◆ Directive: Retype exactly what runs from the first line of the data to the line with "width=61.5pt, minimum height=19.5pt]", keeping both of those lines and skipping pictures.
** BEGIN **
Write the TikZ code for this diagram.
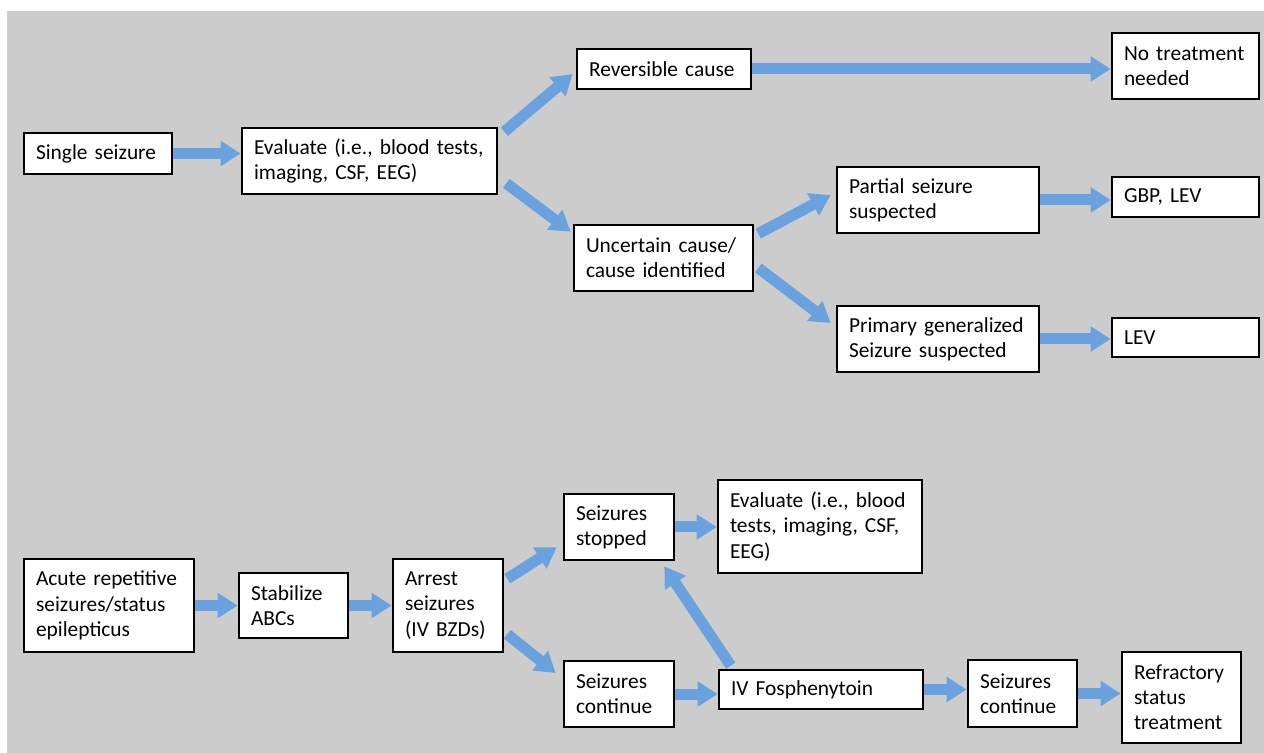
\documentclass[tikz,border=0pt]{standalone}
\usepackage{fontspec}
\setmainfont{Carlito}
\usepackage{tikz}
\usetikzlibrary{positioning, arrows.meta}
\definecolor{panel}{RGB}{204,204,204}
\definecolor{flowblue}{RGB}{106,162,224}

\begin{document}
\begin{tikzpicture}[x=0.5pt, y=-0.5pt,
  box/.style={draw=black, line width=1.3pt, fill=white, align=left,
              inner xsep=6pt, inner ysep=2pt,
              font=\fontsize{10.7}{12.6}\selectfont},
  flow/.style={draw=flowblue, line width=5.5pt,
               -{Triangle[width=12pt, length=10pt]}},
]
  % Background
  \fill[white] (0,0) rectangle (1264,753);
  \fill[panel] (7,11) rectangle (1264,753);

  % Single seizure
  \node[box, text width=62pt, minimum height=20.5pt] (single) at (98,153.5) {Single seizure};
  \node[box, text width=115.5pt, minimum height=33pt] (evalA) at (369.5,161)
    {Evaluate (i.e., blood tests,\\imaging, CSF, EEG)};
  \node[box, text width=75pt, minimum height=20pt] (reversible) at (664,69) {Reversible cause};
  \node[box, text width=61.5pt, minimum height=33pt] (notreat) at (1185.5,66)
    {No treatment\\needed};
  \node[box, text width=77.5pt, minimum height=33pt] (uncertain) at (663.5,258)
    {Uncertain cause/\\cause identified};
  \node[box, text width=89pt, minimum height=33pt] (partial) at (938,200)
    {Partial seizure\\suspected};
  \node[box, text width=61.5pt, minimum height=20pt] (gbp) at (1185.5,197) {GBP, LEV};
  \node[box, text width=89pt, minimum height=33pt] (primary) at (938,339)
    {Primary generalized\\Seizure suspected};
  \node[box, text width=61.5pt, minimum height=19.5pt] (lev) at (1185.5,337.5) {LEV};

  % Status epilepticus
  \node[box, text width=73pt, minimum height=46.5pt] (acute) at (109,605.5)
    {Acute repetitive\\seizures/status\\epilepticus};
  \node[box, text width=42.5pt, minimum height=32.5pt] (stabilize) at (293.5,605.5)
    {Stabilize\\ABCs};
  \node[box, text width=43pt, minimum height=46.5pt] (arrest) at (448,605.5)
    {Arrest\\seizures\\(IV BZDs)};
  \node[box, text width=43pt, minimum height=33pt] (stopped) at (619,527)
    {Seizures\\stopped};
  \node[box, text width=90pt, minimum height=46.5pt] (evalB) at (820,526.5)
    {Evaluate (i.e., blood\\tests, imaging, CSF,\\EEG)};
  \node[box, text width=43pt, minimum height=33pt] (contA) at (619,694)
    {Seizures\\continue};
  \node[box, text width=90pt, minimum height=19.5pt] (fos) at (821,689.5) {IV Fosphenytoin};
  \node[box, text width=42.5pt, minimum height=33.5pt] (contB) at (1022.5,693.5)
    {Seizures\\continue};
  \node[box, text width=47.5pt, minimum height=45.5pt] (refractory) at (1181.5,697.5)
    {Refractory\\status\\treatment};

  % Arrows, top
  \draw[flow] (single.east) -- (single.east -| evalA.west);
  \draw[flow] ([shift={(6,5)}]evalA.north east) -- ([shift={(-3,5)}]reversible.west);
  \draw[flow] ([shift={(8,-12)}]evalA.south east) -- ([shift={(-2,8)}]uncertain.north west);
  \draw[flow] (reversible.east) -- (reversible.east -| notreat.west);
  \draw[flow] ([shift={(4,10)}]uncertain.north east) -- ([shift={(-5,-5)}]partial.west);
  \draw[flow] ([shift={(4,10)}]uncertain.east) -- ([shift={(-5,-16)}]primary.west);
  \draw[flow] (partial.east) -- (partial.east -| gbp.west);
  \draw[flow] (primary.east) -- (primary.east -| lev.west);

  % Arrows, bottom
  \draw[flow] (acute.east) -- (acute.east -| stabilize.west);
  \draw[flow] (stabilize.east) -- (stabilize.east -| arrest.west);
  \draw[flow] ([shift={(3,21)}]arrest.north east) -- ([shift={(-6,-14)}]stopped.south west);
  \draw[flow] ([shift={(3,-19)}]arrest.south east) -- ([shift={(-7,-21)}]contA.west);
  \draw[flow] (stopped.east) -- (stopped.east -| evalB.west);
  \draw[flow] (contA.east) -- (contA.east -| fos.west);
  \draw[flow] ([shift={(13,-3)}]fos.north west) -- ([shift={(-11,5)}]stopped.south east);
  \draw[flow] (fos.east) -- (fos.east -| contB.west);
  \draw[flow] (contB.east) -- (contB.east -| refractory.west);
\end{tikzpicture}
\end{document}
** END **
◆ Exercise result:
Write the TikZ code for this diagram.
\documentclass[tikz,border=0pt]{standalone}
\usepackage{fontspec}
\setmainfont{Carlito}
\usepackage{tikz}
\usetikzlibrary{positioning, arrows.meta}
\definecolor{panel}{RGB}{204,204,204}
\definecolor{flowblue}{RGB}{106,162,224}

\begin{document}
\begin{tikzpicture}[x=0.5pt, y=-0.5pt,
  box/.style={draw=black, line width=1.3pt, fill=white, align=left,
              inner xsep=6pt, inner ysep=2pt,
              font=\fontsize{10.7}{12.6}\selectfont},
  flow/.style={draw=flowblue, line width=5.5pt,
               -{Triangle[width=12pt, length=10pt]}},
]
  % Background
  \fill[white] (0,0) rectangle (1264,753);
  \fill[panel] (7,11) rectangle (1264,753);

  % Single seizure
  \node[box, text width=62pt, minimum height=20.5pt] (single) at (98,153.5) {Single seizure};
  \node[box, text width=115.5pt, minimum height=33pt] (evalA) at (369.5,161)
    {Evaluate (i.e., blood tests,\\imaging, CSF, EEG)};
  \node[box, text width=75pt, minimum height=20pt] (reversible) at (664,69) {Reversible cause};
  \node[box, text width=61.5pt, minimum height=33pt] (notreat) at (1185.5,66)
    {No treatment\\needed};
  \node[box, text width=77.5pt, minimum height=33pt] (uncertain) at (663.5,258)
    {Uncertain cause/\\cause identified};
  \node[box, text width=89pt, minimum height=33pt] (partial) at (938,200)
    {Partial seizure\\suspected};
  \node[box, text width=61.5pt, minimum height=20pt] (gbp) at (1185.5,197) {GBP, LEV};
  \node[box, text width=89pt, minimum height=33pt] (primary) at (938,339)
    {Primary generalized\\Seizure suspected};
  \node[box, text width=61.5pt, minimum height=19.5pt] (lev) at (1185.5,337.5) {LEV};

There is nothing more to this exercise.